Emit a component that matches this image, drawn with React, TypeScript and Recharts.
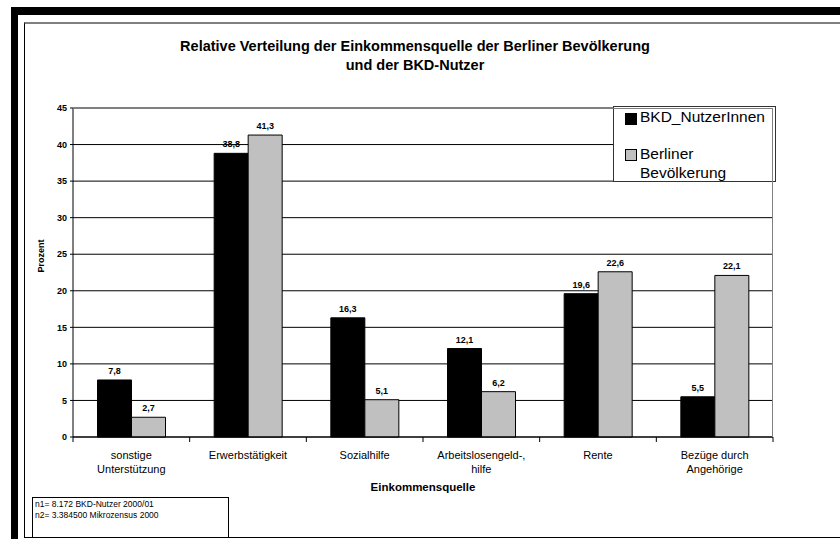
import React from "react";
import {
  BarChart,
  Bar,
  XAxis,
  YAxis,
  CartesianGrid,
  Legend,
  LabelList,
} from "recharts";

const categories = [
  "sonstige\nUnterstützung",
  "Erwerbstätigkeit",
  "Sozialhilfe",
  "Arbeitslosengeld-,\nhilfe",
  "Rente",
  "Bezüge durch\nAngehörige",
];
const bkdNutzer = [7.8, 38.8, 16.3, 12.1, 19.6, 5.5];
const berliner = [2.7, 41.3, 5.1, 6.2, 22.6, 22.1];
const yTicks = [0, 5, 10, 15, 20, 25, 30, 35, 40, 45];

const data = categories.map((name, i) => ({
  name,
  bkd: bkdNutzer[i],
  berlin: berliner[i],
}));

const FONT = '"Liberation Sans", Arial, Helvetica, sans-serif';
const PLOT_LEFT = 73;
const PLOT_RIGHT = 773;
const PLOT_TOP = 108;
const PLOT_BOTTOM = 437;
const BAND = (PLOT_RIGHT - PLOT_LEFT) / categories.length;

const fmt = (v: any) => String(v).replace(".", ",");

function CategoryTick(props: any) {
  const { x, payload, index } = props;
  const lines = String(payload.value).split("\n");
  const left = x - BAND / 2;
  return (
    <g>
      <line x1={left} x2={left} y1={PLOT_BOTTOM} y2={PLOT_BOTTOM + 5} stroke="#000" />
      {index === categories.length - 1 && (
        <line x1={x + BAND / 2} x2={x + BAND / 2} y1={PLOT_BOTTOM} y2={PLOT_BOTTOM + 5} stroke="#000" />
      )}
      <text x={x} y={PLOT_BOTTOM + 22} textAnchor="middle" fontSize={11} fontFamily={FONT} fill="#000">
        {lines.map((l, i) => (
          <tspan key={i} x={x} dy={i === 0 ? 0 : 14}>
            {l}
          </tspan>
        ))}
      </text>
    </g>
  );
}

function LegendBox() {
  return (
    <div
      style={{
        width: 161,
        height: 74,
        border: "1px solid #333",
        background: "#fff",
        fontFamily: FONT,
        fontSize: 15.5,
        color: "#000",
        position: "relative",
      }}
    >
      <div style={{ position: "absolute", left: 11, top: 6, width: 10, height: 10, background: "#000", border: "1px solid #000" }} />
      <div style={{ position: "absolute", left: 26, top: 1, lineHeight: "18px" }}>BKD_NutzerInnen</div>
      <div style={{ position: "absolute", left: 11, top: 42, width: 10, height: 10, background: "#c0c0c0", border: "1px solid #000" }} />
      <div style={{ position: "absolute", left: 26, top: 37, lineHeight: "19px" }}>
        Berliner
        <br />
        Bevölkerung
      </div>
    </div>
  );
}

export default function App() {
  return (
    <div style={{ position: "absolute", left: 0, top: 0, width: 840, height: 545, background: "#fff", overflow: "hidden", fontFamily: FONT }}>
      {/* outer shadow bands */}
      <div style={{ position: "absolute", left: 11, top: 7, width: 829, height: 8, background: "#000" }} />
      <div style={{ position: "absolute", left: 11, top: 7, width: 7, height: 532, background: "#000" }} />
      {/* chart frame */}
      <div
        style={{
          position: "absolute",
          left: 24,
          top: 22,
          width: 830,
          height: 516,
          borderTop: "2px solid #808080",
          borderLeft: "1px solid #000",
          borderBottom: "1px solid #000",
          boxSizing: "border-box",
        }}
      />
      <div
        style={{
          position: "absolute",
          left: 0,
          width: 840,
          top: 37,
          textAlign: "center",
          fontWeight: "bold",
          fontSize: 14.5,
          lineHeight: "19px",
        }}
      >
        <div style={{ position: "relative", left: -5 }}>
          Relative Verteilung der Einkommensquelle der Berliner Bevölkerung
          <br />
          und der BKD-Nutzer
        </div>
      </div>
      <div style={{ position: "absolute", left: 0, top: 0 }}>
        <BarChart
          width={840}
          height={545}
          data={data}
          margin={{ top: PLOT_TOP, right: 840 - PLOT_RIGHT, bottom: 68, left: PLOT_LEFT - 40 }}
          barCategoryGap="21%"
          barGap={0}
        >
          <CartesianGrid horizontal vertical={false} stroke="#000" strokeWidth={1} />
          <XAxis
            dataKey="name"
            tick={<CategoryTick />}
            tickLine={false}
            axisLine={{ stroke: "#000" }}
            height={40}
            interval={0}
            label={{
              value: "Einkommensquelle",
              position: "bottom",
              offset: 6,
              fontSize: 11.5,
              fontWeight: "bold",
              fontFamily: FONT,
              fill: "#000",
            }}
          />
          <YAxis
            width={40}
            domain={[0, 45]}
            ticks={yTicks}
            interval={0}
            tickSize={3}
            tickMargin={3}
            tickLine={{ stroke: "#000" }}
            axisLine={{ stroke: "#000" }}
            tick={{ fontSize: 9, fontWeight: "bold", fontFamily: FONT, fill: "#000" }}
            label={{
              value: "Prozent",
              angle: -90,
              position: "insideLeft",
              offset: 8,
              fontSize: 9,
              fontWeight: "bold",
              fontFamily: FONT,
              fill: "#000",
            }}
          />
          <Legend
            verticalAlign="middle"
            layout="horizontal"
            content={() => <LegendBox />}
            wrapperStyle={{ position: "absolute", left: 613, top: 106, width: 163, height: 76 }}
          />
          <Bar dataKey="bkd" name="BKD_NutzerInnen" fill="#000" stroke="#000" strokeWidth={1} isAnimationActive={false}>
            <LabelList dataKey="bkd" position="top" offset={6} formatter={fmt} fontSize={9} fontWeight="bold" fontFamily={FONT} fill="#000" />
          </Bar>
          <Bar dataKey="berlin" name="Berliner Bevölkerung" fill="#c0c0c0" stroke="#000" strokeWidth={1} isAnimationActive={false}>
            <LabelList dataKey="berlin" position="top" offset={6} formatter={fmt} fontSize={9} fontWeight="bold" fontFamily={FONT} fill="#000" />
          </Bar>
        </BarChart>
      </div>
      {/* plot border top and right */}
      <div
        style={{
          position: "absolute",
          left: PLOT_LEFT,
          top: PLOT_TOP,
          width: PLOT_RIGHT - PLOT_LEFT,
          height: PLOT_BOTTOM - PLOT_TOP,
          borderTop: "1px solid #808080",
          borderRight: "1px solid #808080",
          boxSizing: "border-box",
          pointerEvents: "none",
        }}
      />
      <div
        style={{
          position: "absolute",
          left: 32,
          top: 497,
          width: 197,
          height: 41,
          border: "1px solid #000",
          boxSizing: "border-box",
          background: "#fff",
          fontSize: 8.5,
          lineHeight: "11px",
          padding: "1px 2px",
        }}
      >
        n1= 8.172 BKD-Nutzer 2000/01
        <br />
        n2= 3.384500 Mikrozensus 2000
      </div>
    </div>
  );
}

Exercise: Reproduce the listing word for word and omit its pictures.

Exercise result:
Emit a component that matches this image, drawn with React, TypeScript and Recharts.
import React from "react";
import {
  BarChart,
  Bar,
  XAxis,
  YAxis,
  CartesianGrid,
  Legend,
  LabelList,
} from "recharts";

const categories = [
  "sonstige\nUnterstützung",
  "Erwerbstätigkeit",
  "Sozialhilfe",
  "Arbeitslosengeld-,\nhilfe",
  "Rente",
  "Bezüge durch\nAngehörige",
];
const bkdNutzer = [7.8, 38.8, 16.3, 12.1, 19.6, 5.5];
const berliner = [2.7, 41.3, 5.1, 6.2, 22.6, 22.1];
const yTicks = [0, 5, 10, 15, 20, 25, 30, 35, 40, 45];

const data = categories.map((name, i) => ({
  name,
  bkd: bkdNutzer[i],
  berlin: berliner[i],
}));

const FONT = '"Liberation Sans", Arial, Helvetica, sans-serif';
const PLOT_LEFT = 73;
const PLOT_RIGHT = 773;
const PLOT_TOP = 108;
const PLOT_BOTTOM = 437;
const BAND = (PLOT_RIGHT - PLOT_LEFT) / categories.length;

const fmt = (v: any) => String(v).replace(".", ",");

function CategoryTick(props: any) {
  const { x, payload, index } = props;
  const lines = String(payload.value).split("\n");
  const left = x - BAND / 2;
  return (
    <g>
      <line x1={left} x2={left} y1={PLOT_BOTTOM} y2={PLOT_BOTTOM + 5} stroke="#000" />
      {index === categories.length - 1 && (
        <line x1={x + BAND / 2} x2={x + BAND / 2} y1={PLOT_BOTTOM} y2={PLOT_BOTTOM + 5} stroke="#000" />
      )}
      <text x={x} y={PLOT_BOTTOM + 22} textAnchor="middle" fontSize={11} fontFamily={FONT} fill="#000">
        {lines.map((l, i) => (
          <tspan key={i} x={x} dy={i === 0 ? 0 : 14}>
            {l}
          </tspan>
        ))}
      </text>
    </g>
  );
}

function LegendBox() {
  return (
    <div
      style={{
        width: 161,
        height: 74,
        border: "1px solid #333",
        background: "#fff",
        fontFamily: FONT,
        fontSize: 15.5,
        color: "#000",
        position: "relative",
      }}
    >
      <div style={{ position: "absolute", left: 11, top: 6, width: 10, height: 10, background: "#000", border: "1px solid #000" }} />
      <div style={{ position: "absolute", left: 26, top: 1, lineHeight: "18px" }}>BKD_NutzerInnen</div>
      <div style={{ position: "absolute", left: 11, top: 42, width: 10, height: 10, background: "#c0c0c0", border: "1px solid #000" }} />
      <div style={{ position: "absolute", left: 26, top: 37, lineHeight: "19px" }}>
        Berliner
        <br />
        Bevölkerung
      </div>
    </div>
  );
}

export default function App() {
  return (
    <div style={{ position: "absolute", left: 0, top: 0, width: 840, height: 545, background: "#fff", overflow: "hidden", fontFamily: FONT }}>
      {/* outer shadow bands */}
      <div style={{ position: "absolute", left: 11, top: 7, width: 829, height: 8, background: "#000" }} />
      <div style={{ position: "absolute", left: 11, top: 7, width: 7, height: 532, background: "#000" }} />
      {/* chart frame */}
      <div
        style={{
          position: "absolute",
          left: 24,
          top: 22,
          width: 830,
          height: 516,
          borderTop: "2px solid #808080",
          borderLeft: "1px solid #000",
          borderBottom: "1px solid #000",
          boxSizing: "border-box",
        }}
      />
      <div
        style={{
          position: "absolute",
          left: 0,
          width: 840,
          top: 37,
          textAlign: "center",
          fontWeight: "bold",
          fontSize: 14.5,
          lineHeight: "19px",
        }}
      >
        <div style={{ position: "relative", left: -5 }}>
          Relative Verteilung der Einkommensquelle der Berliner Bevölkerung
          <br />
          und der BKD-Nutzer
        </div>
      </div>
      <div style={{ position: "absolute", left: 0, top: 0 }}>
        <BarChart
          width={840}
          height={545}
          data={data}
          margin={{ top: PLOT_TOP, right: 840 - PLOT_RIGHT, bottom: 68, left: PLOT_LEFT - 40 }}
          barCategoryGap="21%"
          barGap={0}
        >
          <CartesianGrid horizontal vertical={false} stroke="#000" strokeWidth={1} />
          <XAxis
            dataKey="name"
            tick={<CategoryTick />}
            tickLine={false}
            axisLine={{ stroke: "#000" }}
            height={40}
            interval={0}
            label={{
              value: "Einkommensquelle",
              position: "bottom",
              offset: 6,
              fontSize: 11.5,
              fontWeight: "bold",
              fontFamily: FONT,
              fill: "#000",
            }}
          />
          <YAxis
            width={40}
            domain={[0, 45]}
            ticks={yTicks}
            interval={0}
            tickSize={3}
            tickMargin={3}
            tickLine={{ stroke: "#000" }}
            axisLine={{ stroke: "#000" }}
            tick={{ fontSize: 9, fontWeight: "bold", fontFamily: FONT, fill: "#000" }}
            label={{
              value: "Prozent",
              angle: -90,
              position: "insideLeft",
              offset: 8,
              fontSize: 9,
              fontWeight: "bold",
              fontFamily: FONT,
              fill: "#000",
            }}
          />
          <Legend
            verticalAlign="middle"
            layout="horizontal"
            content={() => <LegendBox />}
            wrapperStyle={{ position: "absolute", left: 613, top: 106, width: 163, height: 76 }}
          />
          <Bar dataKey="bkd" name="BKD_NutzerInnen" fill="#000" stroke="#000" strokeWidth={1} isAnimationActive={false}>
            <LabelList dataKey="bkd" position="top" offset={6} formatter={fmt} fontSize={9} fontWeight="bold" fontFamily={FONT} fill="#000" />
          </Bar>
          <Bar dataKey="berlin" name="Berliner Bevölkerung" fill="#c0c0c0" stroke="#000" strokeWidth={1} isAnimationActive={false}>
            <LabelList dataKey="berlin" position="top" offset={6} formatter={fmt} fontSize={9} fontWeight="bold" fontFamily={FONT} fill="#000" />
          </Bar>
        </BarChart>
      </div>
      {/* plot border top and right */}
      <div
        style={{
          position: "absolute",
          left: PLOT_LEFT,
          top: PLOT_TOP,
          width: PLOT_RIGHT - PLOT_LEFT,
          height: PLOT_BOTTOM - PLOT_TOP,
          borderTop: "1px solid #808080",
          borderRight: "1px solid #808080",
          boxSizing: "border-box",
          pointerEvents: "none",
        }}
      />
      <div
        style={{
          position: "absolute",
          left: 32,
          top: 497,
          width: 197,
          height: 41,
          border: "1px solid #000",
          boxSizing: "border-box",
          background: "#fff",
          fontSize: 8.5,
          lineHeight: "11px",
          padding: "1px 2px",
        }}
      >
        n1= 8.172 BKD-Nutzer 2000/01
        <br />
        n2= 3.384500 Mikrozensus 2000
      </div>
    </div>
  );
}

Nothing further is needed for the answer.